Revenons à l’action. Depuis qu’il est à la tête du CCM, M. Fassi-Fihri est le grand promoteur de la destination Maroc, auprès des grands Studios mais aussi auprès des autorités. Sa dernière victoire est l’adoption par le gouvernement (inscrit dans la loi de finances 2016 et promulgué en juillet 2017) du remboursement de 20% des frais de tournage au Maroc. Ces frais sont toutes les dépenses effectuées au Maroc et en Dirhams, pour les productions dont le budget dépasse les 10 millions de dirhams (120 millions de Dinars).
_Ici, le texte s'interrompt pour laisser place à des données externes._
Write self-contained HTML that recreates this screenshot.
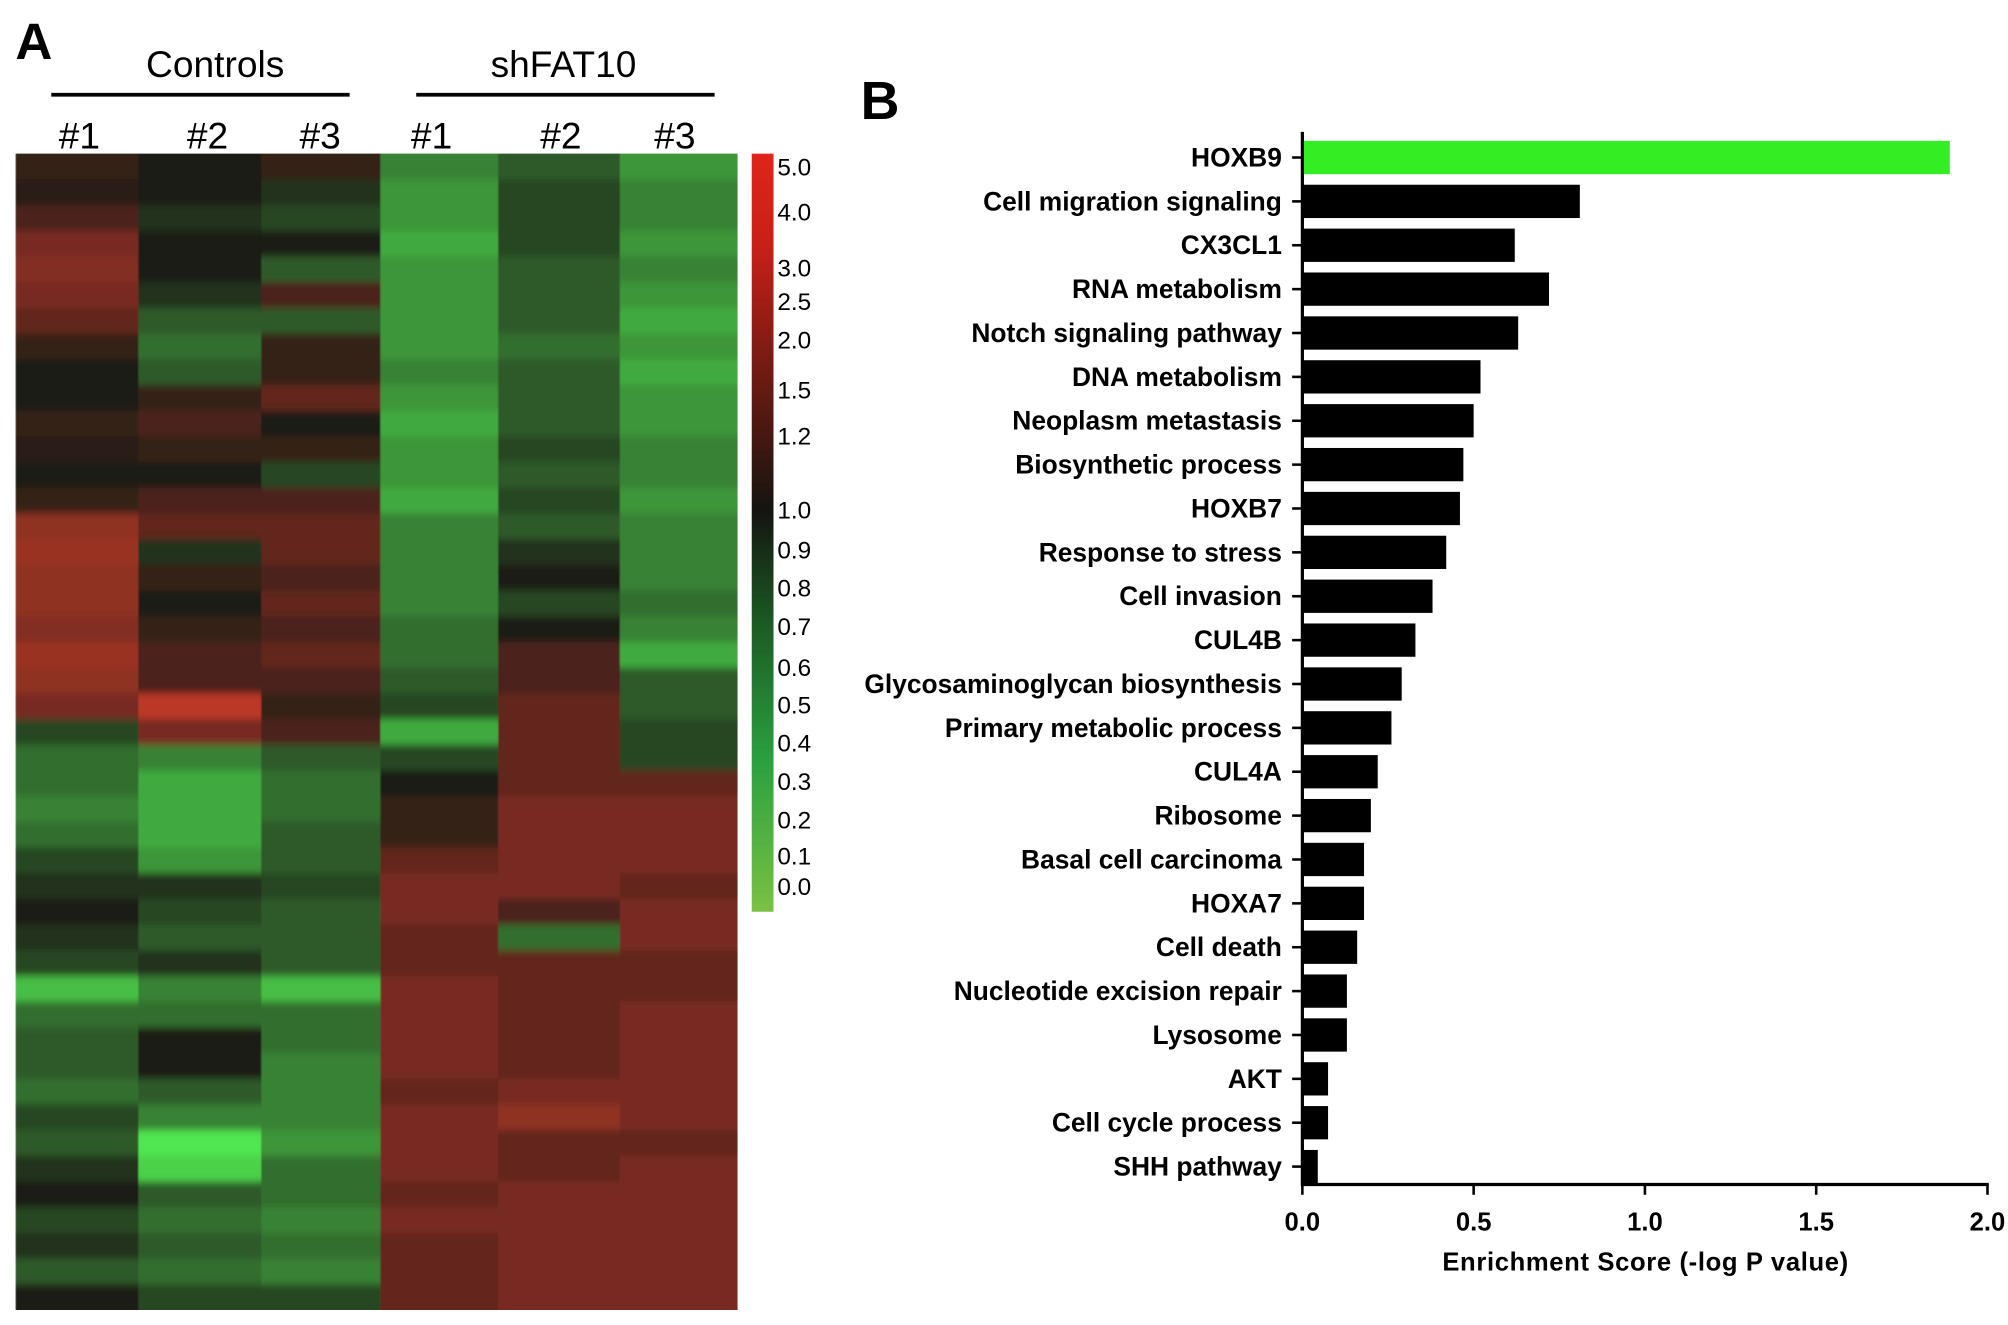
<!DOCTYPE html>
<html><head><meta charset="utf-8"><style>
html,body{margin:0;padding:0;background:#fff;}
svg{display:block;font-family:"Liberation Sans",Arial,sans-serif;}
</style></head><body>
<svg id="fig" width="2008" height="1325" viewBox="0 0 1568 1034.7" xmlns="http://www.w3.org/2000/svg">
<defs>
<filter id="blurv" x="0" y="0" width="1" height="1"><feGaussianBlur stdDeviation="0.6 3"/></filter>
<clipPath id="hclip"><rect x="12" y="120" width="564" height="903"/></clipPath>
</defs>
<g id="panelA"></g>
<g id="panelB"></g>
</svg>
<script>
// ---- Panel A data ----
const heatColumns = ["Ctrl #1","Ctrl #2","Ctrl #3","shFAT10 #1","shFAT10 #2","shFAT10 #3"];
const heatCol1 = [0.1,0.05,0.2,0.4,0.45,0.4,0.3,0.1,0,0,0.1,0.05,0,0.1,0.5,0.55,0.5,0.5,0.45,0.55,0.5,0.4,-0.2,-0.4,-0.4,-0.5,-0.4,-0.2,-0.1,0,-0.1,-0.2,-0.8,-0.4,-0.3,-0.3,-0.4,-0.2,-0.3,-0.1,0,-0.2,-0.1,-0.3,0];
const heatCol2 = [0,0,-0.1,0,0,-0.1,-0.3,-0.4,-0.3,0.1,0.2,0.1,0,0.2,0.3,-0.1,0.1,0,0.1,0.2,0.2,0.7,0.4,-0.5,-0.7,-0.7,-0.7,-0.6,-0.1,-0.2,-0.3,-0.1,-0.5,-0.4,0,0,-0.3,-0.5,-1,-0.9,-0.3,-0.4,-0.3,-0.4,-0.2];
const heatCol3 = [0.1,-0.1,-0.2,0,-0.3,0.2,-0.3,0.1,0.1,0.3,0,0.1,-0.2,0.2,0.3,0.3,0.2,0.3,0.2,0.3,0.2,0.1,0.2,-0.3,-0.4,-0.4,-0.3,-0.3,-0.2,-0.3,-0.3,-0.3,-0.8,-0.4,-0.4,-0.5,-0.5,-0.5,-0.6,-0.4,-0.4,-0.5,-0.4,-0.5,-0.2];
const heatCol4 = [-0.5,-0.6,-0.6,-0.7,-0.6,-0.6,-0.6,-0.6,-0.5,-0.6,-0.7,-0.6,-0.6,-0.7,-0.5,-0.5,-0.5,-0.5,-0.4,-0.4,-0.3,-0.2,-0.7,-0.2,0,0.1,0.1,0.3,0.4,0.4,0.3,0.3,0.4,0.4,0.4,0.4,0.3,0.4,0.4,0.4,0.3,0.4,0.3,0.3,0.3];
const heatCol5 = [-0.3,-0.2,-0.2,-0.2,-0.3,-0.3,-0.3,-0.4,-0.3,-0.3,-0.3,-0.2,-0.3,-0.2,-0.3,-0.1,0,-0.2,0,0.2,0.2,0.3,0.3,0.3,0.3,0.4,0.4,0.4,0.4,0.2,-0.4,0.3,0.3,0.3,0.3,0.3,0.4,0.5,0.3,0.3,0.4,0.4,0.4,0.4,0.4];
const heatCol6 = [-0.6,-0.5,-0.5,-0.6,-0.5,-0.6,-0.7,-0.6,-0.7,-0.6,-0.6,-0.5,-0.5,-0.6,-0.5,-0.5,-0.5,-0.4,-0.5,-0.7,-0.3,-0.3,-0.2,-0.2,0.3,0.4,0.4,0.4,0.3,0.4,0.4,0.3,0.3,0.4,0.4,0.4,0.4,0.4,0.3,0.4,0.4,0.4,0.4,0.4,0.4];
const colorbarLabels = ["5.0","4.0","3.0","2.5","2.0","1.5","1.2","1.0","0.9","0.8","0.7","0.6","0.5","0.4","0.3","0.2","0.1","0.0"];
const colorbarValues = [5.0,4.0,3.0,2.5,2.0,1.5,1.2,1.0,0.9,0.8,0.7,0.6,0.5,0.4,0.3,0.2,0.1,0.0];
// ---- Panel B data ----
const categories = ["HOXB9","Cell migration signaling","CX3CL1","RNA metabolism","Notch signaling pathway","DNA metabolism","Neoplasm metastasis","Biosynthetic process","HOXB7","Response to stress","Cell invasion","CUL4B","Glycosaminoglycan biosynthesis","Primary metabolic process","CUL4A","Ribosome","Basal cell carcinoma","HOXA7","Cell death","Nucleotide excision repair","Lysosome","AKT","Cell cycle process","SHH pathway"];
const scores = [1.89,0.81,0.62,0.72,0.63,0.52,0.50,0.47,0.46,0.42,0.38,0.33,0.29,0.26,0.22,0.20,0.18,0.18,0.16,0.13,0.13,0.075,0.075,0.045];
const xTicks = [0,0.5,1.0,1.5,2.0];
const xTickLabels = ["0.0","0.5","1.0","1.5","2.0"];

const NS="http://www.w3.org/2000/svg";
function mk(parent,tag,attrs,text){const e=document.createElementNS(NS,tag);for(const k in attrs)e.setAttribute(k,attrs[k]);if(text!==undefined)e.textContent=text;parent.appendChild(e);return e;}
const A=document.getElementById('panelA'), B=document.getElementById('panelB');

function heatColor(v){
  v=Math.max(-1,Math.min(1,v));
  if(v>=0){return `rgb(${Math.round(30+225*v)},${Math.round(28+40*v)},${Math.round(22+25*v)})`;}
  const g=-v;return `rgb(${Math.round(30+50*g)},${Math.round(30+200*g)},${Math.round(24+55*g)})`;
}
// heatmap
const hy0=120,hy1=1023;
const colEdges=[12,108,204,297,389,484,576];
const cols=[heatCol1,heatCol2,heatCol3,heatCol4,heatCol5,heatCol6];
const hc=mk(A,'g',{'clip-path':'url(#hclip)'});
const hg=mk(hc,'g',{filter:'url(#blurv)'});


cols.forEach((col,ci)=>{
  const rh=(hy1-hy0)/col.length;
  col.forEach((v,ri)=>{
    let yy=hy0+ri*rh, hh=rh+0.5;
    if(ri===0){yy-=8;hh+=8;}
    if(ri===col.length-1){hh+=8;}
    const r=mk(hg,'rect',{x:colEdges[ci],y:yy,width:colEdges[ci+1]-colEdges[ci]+0.5,height:hh,fill:heatColor(v)});
    
    
  });
});
// headers
let t;
t=mk(A,'text',{x:12,y:46,'font-size':40,'font-weight':'bold'},'A');
t=mk(A,'text',{x:168,y:60,'font-size':29,'text-anchor':'middle'},'Controls');
t=mk(A,'text',{x:440,y:60,'font-size':29,'text-anchor':'middle'},'shFAT10');
t=mk(A,'line',{x1:40,x2:273,y1:74,y2:74,stroke:'#000','stroke-width':3});
t=mk(A,'line',{x1:325,x2:558,y1:74,y2:74,stroke:'#000','stroke-width':3});
[[62,'#1'],[162,'#2'],[250,'#3'],[337,'#1'],[438,'#2'],[527,'#3']].forEach(([x,s])=>{
  const e=mk(A,'text',{x:x,y:116,'font-size':29,'text-anchor':'middle'},s);
  
  
});
// colorbar
const defs=document.querySelector('defs');
const lg=mk(defs,'linearGradient',{id:'cb',x1:0,y1:0,x2:0,y2:1});
[[0,'#e0241a'],[0.12,'#c82018'],[0.3,'#6a1a12'],[0.47,'#141410'],[0.62,'#1c5a24'],[0.8,'#2aa040'],[1,'#7ac143']].forEach(([o,c])=>mk(lg,'stop',{offset:o,'stop-color':c}));
t=mk(A,'rect',{x:587,y:120,width:17,height:592,fill:'url(#cb)'});
const cbY=[130,165,209,235,265,304,340,398,429,459,489,521,550,580,610,640,668,692];
colorbarLabels.forEach((s,i)=>{
  const e=mk(A,'text',{x:607,y:cbY[i]+7,'font-size':19},s);
  
  
});

// Panel B
const ax0=1017, pxPerUnit=(1552-1017)/2;
const xs=v=>ax0+v*pxPerUnit;
const y0=123, step=(911-123)/23, bh=26;
const ys=i=>y0+i*step;
t=mk(B,'text',{x:672,y:93,'font-size':42,'font-weight':'bold'},'B');
scores.forEach((v,i)=>{
  const r=mk(B,'rect',{x:xs(0),y:ys(i)-bh/2,width:xs(v)-xs(0),height:bh,fill:i===0?'#33ee22':'#000'});
  
  
  const tk=mk(B,'line',{x1:1009,x2:ax0,y1:ys(i),y2:ys(i),stroke:'#000','stroke-width':2});
  
  
  const l=mk(B,'text',{x:1001,y:ys(i)+7,'font-size':20.6,'font-weight':'bold','text-anchor':'end'},categories[i]);
  
  
});
t=mk(B,'line',{x1:ax0,x2:ax0,y1:103,y2:926,stroke:'#000','stroke-width':2.5});
t=mk(B,'line',{x1:ax0-1,x2:1553,y1:925,y2:925,stroke:'#000','stroke-width':2.5});
xTicks.forEach((v,i)=>{
  const tk=mk(B,'line',{x1:xs(v),x2:xs(v),y1:925,y2:933,stroke:'#000','stroke-width':2});
  
  
  const l=mk(B,'text',{x:xs(v),y:961,'font-size':20,'font-weight':'bold','text-anchor':'middle'},xTickLabels[i]);
  
  
});
t=mk(B,'text',{x:1285,y:992,'font-size':20,'font-weight':'bold','text-anchor':'middle','letter-spacing':'0.5'},'Enrichment Score (-log P value)');
</script>
</body></html>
Ce décret est censé attirer les investissements étrangers dans le cinéma, mais aussi la création de filiales locales, et permettre au pays de se placer dans la course de la région MENA, dans laquelle on retrouve La Jordanie (2) ou la Tunisie (3) qui sont dotés d’arguments qu’ils font valoir. Les incitations financières ne sont pas les seuls atouts du Maroc. Depuis quelques années, le pays s’est doté de studios de tournage de niveau mondial à Ouarzazate et à Casablanca, fruits d’investissements étrangers ou marocains. S’ajoute à cela l’expérience qu’accumulent les différents professionnels locaux dans la production cinématographique et les autorités civiles et militaires qui fournissent des aides humaines et matérielles substantielles, voire extraordinaire, comme en 2014 ou une partie de l’autoroute Marrakech-Agadir fut fermée pendant deux semaines pour les besoins du tournage de Mission Impossible 5.
Une industrie naissante mais menacée
Pourtant, des voix s’élèvent et s’inquiètent. Celles-ci dénoncent une industrie cinématographique tournée vers l’export, les productions nationales ne profitant pas de l’embellie. Elles restent souvent élitistes ou confidentielles, avec des entrées en régression et une tendance à la baisse du nombre de tournage de films marocains.
En effet, le pays souffre comme ses voisins du Maghreb d’un manque de salles de cinéma et une industrie de DVD pirate florissante, empêchant l’émergence d’un marché qui rétribuerait les créateurs.
D’autre part, d’autres s’inquiètent de l’intrusion de la politique dans le 7ème art, qui aurait nuit à l’image d’ouverture que veut véhiculer le pays, à l’image des polémiques sur la censure de « Much Loved » de Nabil Ayouch, ou la censure partielle de EXODUS de Ridley Scott en 2014. Ces incidents ont non seulement porté atteinte aux œuvres cinématographiques mais ont également écorné l’image de tolérance qui est censée garantir la liberté de création.